Urban freight rarely fails because of engine power alone. It often breaks down at the loading bay, on narrow streets, or at crowded delivery windows. That is why the choice between a wing van and a box trailer deserves closer attention. In city logistics, trailer design affects turnaround time, labor use, cargo protection, and route flexibility just as much as payload capacity does.
The comparison matters even more now because urban distribution is serving more than retail. Construction supplies, municipal equipment, packaged materials, and mixed loads all move through tighter networks. For businesses sourcing trailers through global B2B channels, understanding the practical difference between a wing van and a box trailer helps turn product listings into sound operating decisions.
At a glance, both trailer types are enclosed and designed to protect freight. In practice, they support different loading patterns.
A wing van uses side panels that lift upward, usually with hydraulic assistance. Once opened, the cargo space becomes accessible from both sides and often from the rear.
A box trailer keeps fixed side walls and relies mainly on rear-door loading. Some versions include side doors, but they do not create the same open working area.
This structural difference seems simple, yet it changes how quickly freight can be handled, what equipment can approach the load, and where the vehicle can work efficiently.
The rise of time-sensitive deliveries has pushed operators to reconsider loading efficiency. In many city routes, every stop carries a labor cost and a congestion risk.
A wing van reduces handling bottlenecks because forklifts can access cargo from the side. That makes it easier to unload palletized goods in sequence, especially when dock space is limited.
For building materials, event equipment, beverage loads, or packaged industrial supplies, side access can cut waiting time at each destination. The gain is operational rather than theoretical.
This is one reason trailer buyers increasingly compare layout and handling performance instead of looking only at axle ratings and internal volume.
The wing van is not automatically the better urban solution. A box trailer remains a strong fit when the route is stable and the unloading method is predictable.
If freight moves between fixed warehouses with standard docks, rear loading is often sufficient. In those cases, the simpler body structure may support lower maintenance exposure.
A box trailer can also be preferable for high-cube parcel movement, protected consumer goods, and operations that value secure, uniform enclosure over side accessibility.
Some operators also favor it when route planning avoids frequent partial unloading. If cargo is delivered in one or two large drops, side opening adds less value.
A direct comparison works best when tied to daily tasks rather than product labels. The table below reflects typical urban freight priorities.
In other words, the wing van often wins on time and handling flexibility, while the box trailer often wins on structural simplicity and routine consistency.
Some operating environments expose the strengths of each trailer within a few weeks.
Urban construction sites rarely offer ideal unloading conditions. Materials may need to be removed from one side while other goods stay in place.
A wing van works well here because forklifts and cranes can coordinate around side access. It helps when delivering pallets, pipes, panels, bagged materials, or site consumables.

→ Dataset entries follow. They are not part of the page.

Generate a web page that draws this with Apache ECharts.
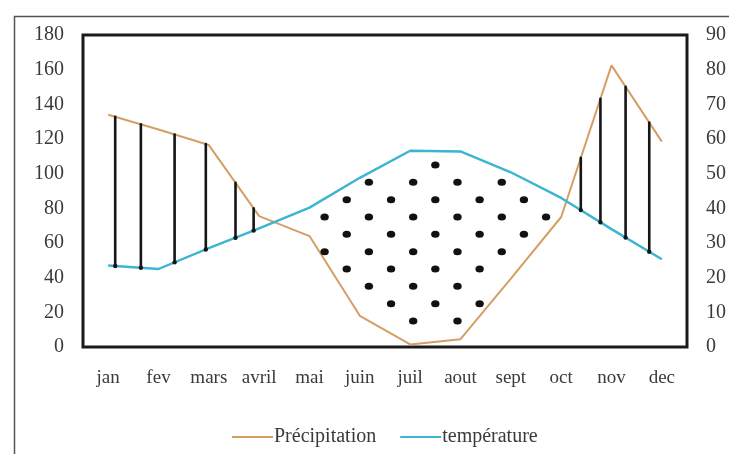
<!DOCTYPE html>
<html>
<head>
<meta charset="utf-8">
<script src="https://cdn.jsdelivr.net/npm/echarts@6/dist/echarts.min.js"></script>
<style>
html,body{margin:0;padding:0;background:#fff;}
#chart{width:729px;height:454px;}
</style>
</head>
<body>
<div id="chart"></div>
<script>
// ---- data ----
const categories = ['jan','fev','mars','avril','mai','juin','juil','aout','sept','oct','nov','dec'];
const precipitation = [134, 125.5, 116.5, 75.5, 64, 18, 1.5, 4.5, 39.5, 75, 162.5, 118.5];   // mm (left axis)
const temperature   = [23.5, 22.5, 28.5, 34.2, 40.2, 48.8, 56.6, 56.4, 50.4, 43, 34, 25.3]; // °C (right axis)
const leftTicks  = [0, 20, 40, 60, 80, 100, 120, 140, 160, 180];
const rightTicks = [0, 10, 20, 30, 40, 50, 60, 70, 80, 90];
// humid-period hatching, in category-index units
const hatchAt = [0.14, 0.65, 1.32, 1.94, 2.53, 2.89, 9.39, 9.78, 10.28, 10.75];

const textColor = '#3a3a3a';
const font = 'Liberation Serif';

const chart = echarts.init(document.getElementById('chart'), null, {renderer: 'canvas'});

function renderPattern(params, api) {
  if (params.dataIndex !== 0) return;
  const n = categories.length;
  const P = precipitation.map((v, i) => api.coord([i, v]));
  const T = temperature.map((v, i) => api.coord([i, v * 2]));
  function at(pts, f) {
    const i = Math.max(0, Math.min(Math.floor(f), n - 2));
    const t = f - i;
    return [pts[i][0] + (pts[i + 1][0] - pts[i][0]) * t, pts[i][1] + (pts[i + 1][1] - pts[i][1]) * t];
  }
  const children = [];
  hatchAt.forEach(f => {
    const a = at(P, f), b = at(T, f);
    children.push({type: 'line', shape: {x1: a[0], y1: a[1], x2: b[0], y2: b[1]},
      style: {stroke: '#151515', lineWidth: 2.6, lineCap: 'round'}});
    children.push({type: 'circle', shape: {cx: b[0], cy: b[1], r: 2.2}, style: {fill: '#151515'}});
  });
  // dry-period dots: staggered grid, kept where temperature curve lies above precipitation
  const col0 = 6.5, colStep = 0.44, row0 = 5, rowStep = 20, m = 6;
  for (let k = -8; k <= 6; k++) {
    const f = col0 + k * colStep;
    if (f < 0 || f > n - 1) continue;
    const p = at(P, f), t = at(T, f);
    const off = (k % 2 !== 0) ? rowStep / 2 : 0;
    for (let v = row0 + off; v < 180; v += rowStep) {
      const y = api.coord([0, v])[1];
      if (y > t[1] + m && y < p[1] - m) {
        children.push({type: 'circle', shape: {cx: p[0], cy: y, r: 3.5},
          scaleX: 1.2, originX: p[0], originY: y,
          style: {fill: '#111'}});
      }
    }
  }
  return {type: 'group', children: children};
}

const option = {
  backgroundColor: '#fff',
  animation: false,
  graphic: [{
    type: 'rect', left: 12, top: 14, z: -1, silent: true,
    shape: {width: 740, height: 460},
    style: {fill: 'none', stroke: '#555', lineWidth: 1.5}
  }],
  grid: {left: 83, right: 40, top: 35, bottom: 107, show: true,
    borderColor: '#1a1a1a', borderWidth: 3, backgroundColor: 'transparent'},
  legend: {
    data: ['Précipitation', 'température'],
    left: 227, top: 422,
    icon: 'rect',
    itemWidth: 41, itemHeight: 2, itemGap: 24,
    textStyle: {fontFamily: font, fontSize: 20, color: textColor, padding: [0, 0, 0, -4]}
  },
  xAxis: {
    type: 'category', data: categories, boundaryGap: true,
    axisLine: {show: false}, axisTick: {show: false}, splitLine: {show: false},
    axisLabel: {fontFamily: font, fontSize: 19, color: textColor, margin: 22, interval: 0, hideOverlap: false}
  },
  yAxis: [{
    type: 'value', min: leftTicks[0], max: leftTicks[leftTicks.length - 1], interval: leftTicks[1] - leftTicks[0],
    axisLine: {show: false}, axisTick: {show: false}, splitLine: {show: false},
    axisLabel: {fontFamily: font, fontSize: 20, color: textColor, margin: 19}
  }, {
    type: 'value', min: rightTicks[0], max: rightTicks[rightTicks.length - 1], interval: rightTicks[1] - rightTicks[0],
    position: 'right',
    axisLine: {show: false}, axisTick: {show: false}, splitLine: {show: false},
    axisLabel: {fontFamily: font, fontSize: 20, color: textColor, margin: 19}
  }],
  series: [{
    name: 'Précipitation', type: 'line', data: precipitation, yAxisIndex: 0,
    symbol: 'none', lineStyle: {color: '#D59E66', width: 2}, itemStyle: {color: '#D59E66'}, z: 2
  }, {
    name: 'température', type: 'line', data: temperature, yAxisIndex: 1,
    symbol: 'none', lineStyle: {color: '#3BB5D0', width: 2.4}, itemStyle: {color: '#3BB5D0'}, z: 2
  }, {
    name: 'pattern', type: 'custom', data: [[0, 0]], encode: {x: 0, y: 1},
    renderItem: renderPattern, silent: true, z: 3
  }]
};
chart.setOption(option);
</script>
</body>
</html>
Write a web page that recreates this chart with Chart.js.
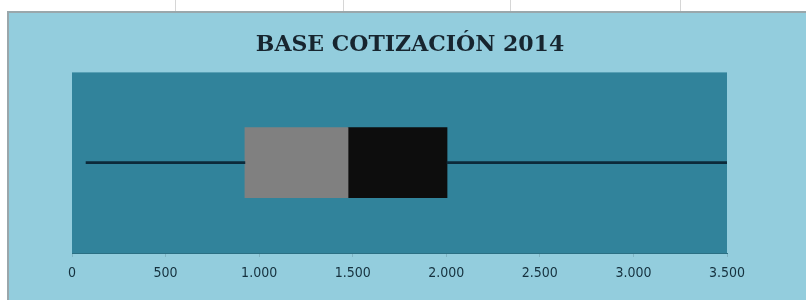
<!DOCTYPE html>
<html>
<head>
<meta charset="utf-8">
<script src="https://cdn.jsdelivr.net/npm/chart.js@4/dist/chart.umd.min.js"></script>
<style>
  html, body { margin: 0; padding: 0; background: #ffffff; width: 806px; height: 300px; overflow: hidden; position: relative; }
  .grid { position: absolute; top: 0; width: 1px; height: 12px; background: #d6d6d6; }
  #frame { position: absolute; left: 7px; top: 11px; width: 799px; height: 289px; border-left: 2px solid #9aa7ab; border-top: 2px solid #9aa7ab; box-sizing: border-box; background: #93cddd; }
  #c { position: absolute; left: 9px; top: 13px; }
</style>
</head>
<body>
<div class="grid" style="left:175px"></div>
<div class="grid" style="left:343px"></div>
<div class="grid" style="left:510px"></div>
<div class="grid" style="left:680px"></div>
<div id="frame"></div>
<canvas id="c" width="797" height="287" style="width:797px;height:287px"></canvas>
<script>
const categories = ['BASE COTIZACIÓN 2014'];
const whiskerLow = [[75, 924]];
const boxLower = [[924, 1475]];
const boxUpper = [[1475, 2004]];
const whiskerHigh = [[2004, 3500]];
const tickLabels = ['0', '500', '1.000', '1.500', '2.000', '2.500', '3.000', '3.500'];
const titleText = 'BASE COTIZACIÓN 2014';

const plotBg = {
  id: 'plotBg',
  beforeDatasetsDraw(chart) {
    const a = chart.chartArea, ctx = chart.ctx;
    ctx.save();
    ctx.fillStyle = '#31839b';
    ctx.fillRect(a.left, a.top, a.right - a.left, a.bottom - a.top);
    ctx.restore();
  }
};

new Chart(document.getElementById('c'), {
  type: 'bar',
  data: {
    labels: categories,
    datasets: [
      { data: whiskerLow, backgroundColor: '#0c2a3a', barThickness: 2, grouped: false },
      { data: whiskerHigh, backgroundColor: '#0c2a3a', barThickness: 2, grouped: false },
      { data: boxLower, backgroundColor: '#808080', barThickness: 70, grouped: false },
      { data: boxUpper, backgroundColor: '#0d0d0d', barThickness: 70, grouped: false }
    ]
  },
  options: {
    indexAxis: 'y',
    responsive: false,
    animation: false,
    layout: { padding: { left: 63, right: 58, top: 0, bottom: 0 } },
    plugins: {
      legend: { display: false },
      tooltip: { enabled: false },
      title: {
        display: true,
        text: titleText,
        color: '#17252f',
        font: { family: 'DejaVu Serif', size: 22, weight: 'bold', lineHeight: 1.2 },
        padding: { top: 19, bottom: 14 }
      }
    },
    scales: {
      y: {
        position: 'right',
        display: true,
        grid: { display: false },
        border: { display: false },
        ticks: { display: false },
        afterFit(scale) { scale.width = 21; }
      },
      x: {
        min: 0, max: 3500,
        grid: { drawOnChartArea: false, color: '#7fb3c2', tickLength: 4, tickColor: '#7fb3c2' },
        border: { color: '#2a6f83', width: 1 },
        ticks: {
          stepSize: 500,
          autoSkip: false,
          maxRotation: 0,
          padding: 8,
          color: '#15303d',
          font: { family: 'DejaVu Sans Condensed', size: 14 },
          callback: (v, i) => tickLabels[i]
        },
        afterFit(scale) { scale.height = 47; }
      }
    }
  },
  plugins: [plotBg]
});
</script>
</body>
</html>
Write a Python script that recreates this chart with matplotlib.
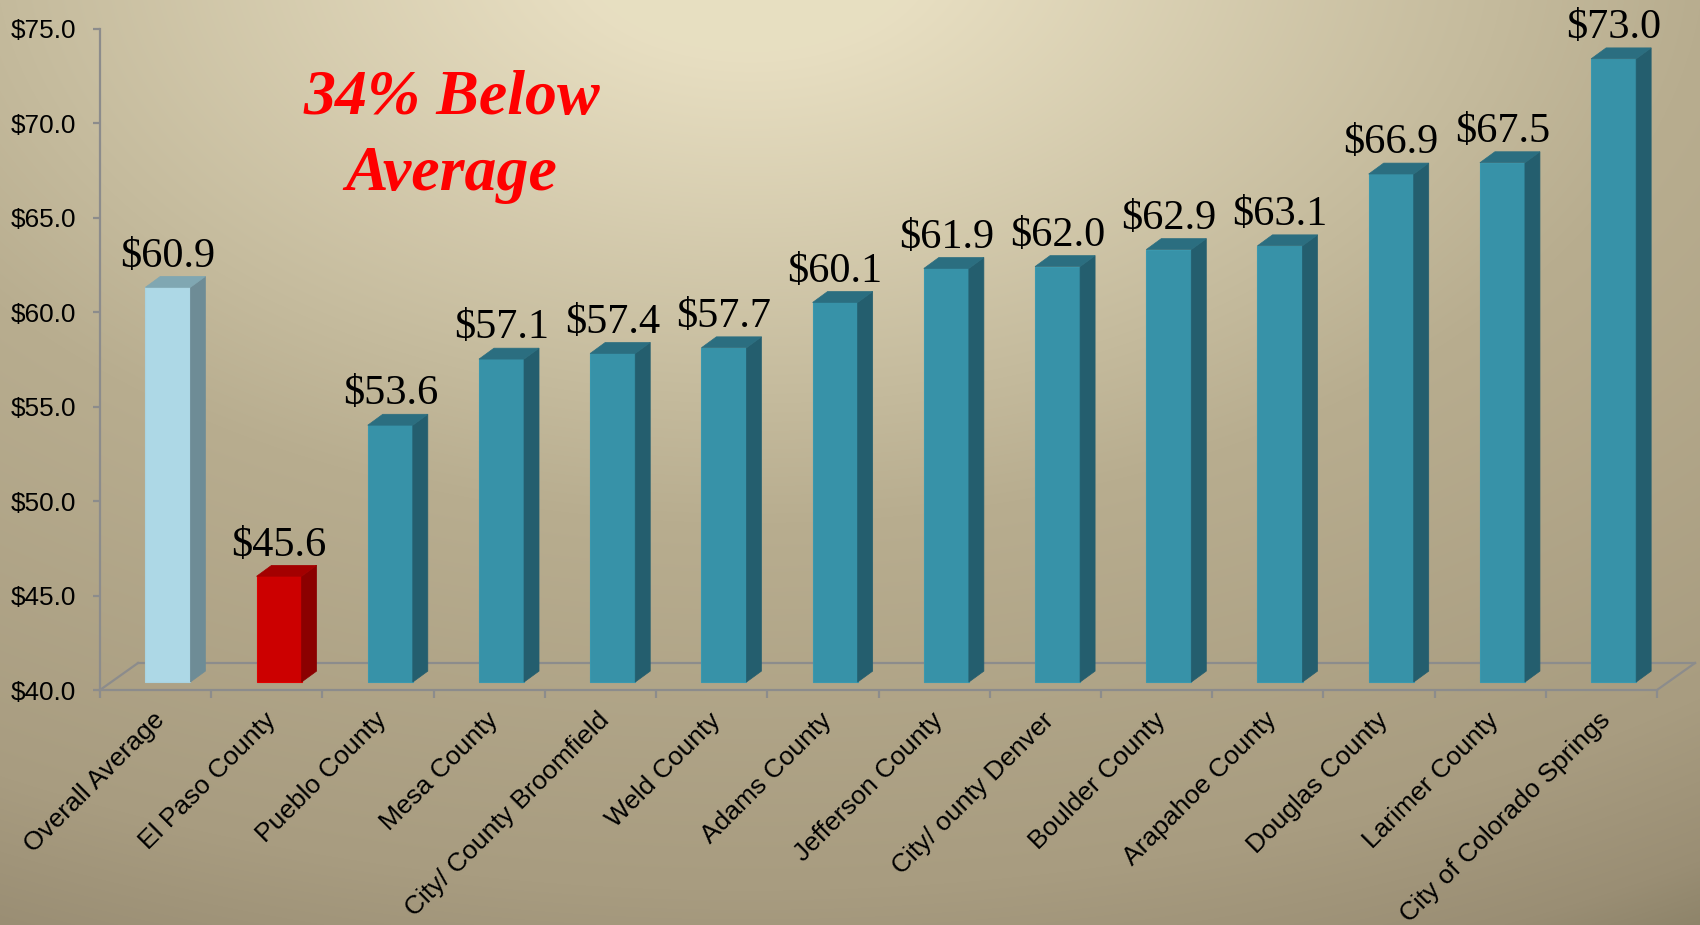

A box trailer can remain effective if the network uses standard loading docks and predictable stop patterns. It suits enclosed cargo with lower need for side retrieval.
That said, a wing van may still perform better when stores accept side unloading in back lanes or limited receiving areas.
For routes carrying assorted equipment, spare parts, and packaged materials, access flexibility becomes valuable. The wing van supports quicker reordering of stops without fully reworking the load.
Many trailer comparisons start with acquisition cost, but urban freight economics are shaped by cycle time. A cheaper trailer can become more expensive when it adds labor minutes at every stop.
For a wing van, the business case often comes from faster unloading, fewer handling delays, and better use of expensive city delivery windows.
For a box trailer, savings may come from simpler upkeep, easier standardization across fleets, and solid performance in repetitive dock-to-dock movement.
The right question is not which trailer is cheaper. It is which trailer lowers total operating friction in a specific route design.
Trailer choice is only part of the decision. Supplier quality, body design details, and after-sales support can determine whether the expected advantage appears in service.
When comparing wing van options, check the lifting mechanism, sealing performance, roof stability, side-opening clearance, and spare parts availability. These are not cosmetic details.
For a box trailer, focus on frame rigidity, door hardware durability, floor strength, and compatibility with loading equipment already used across the network.
This is where a specialized sourcing environment becomes useful. Platforms focused on heavy trucks, trailers, and commercial transport equipment make it easier to compare manufacturers, specifications, and service capabilities in one place.
A well-structured global marketplace also adds context beyond price. Brand directories, buying guides, and market insight can help narrow the field before formal quotation and technical review.
Choosing between a wing van and a box trailer works best when tied to route reality. Map the stop pattern, unloading equipment, street constraints, and cargo mix first.
If city deliveries involve frequent side access, partial unloading, and compressed schedules, a wing van often offers the stronger operational fit.
If the network depends on uniform dock operations, stable freight flow, and lower body complexity, a box trailer may remain the better choice.
The next step is straightforward: build a comparison sheet around loading method, stop density, maintenance capacity, and total handling time. Then compare supplier options against those criteria, not against generic brochure claims.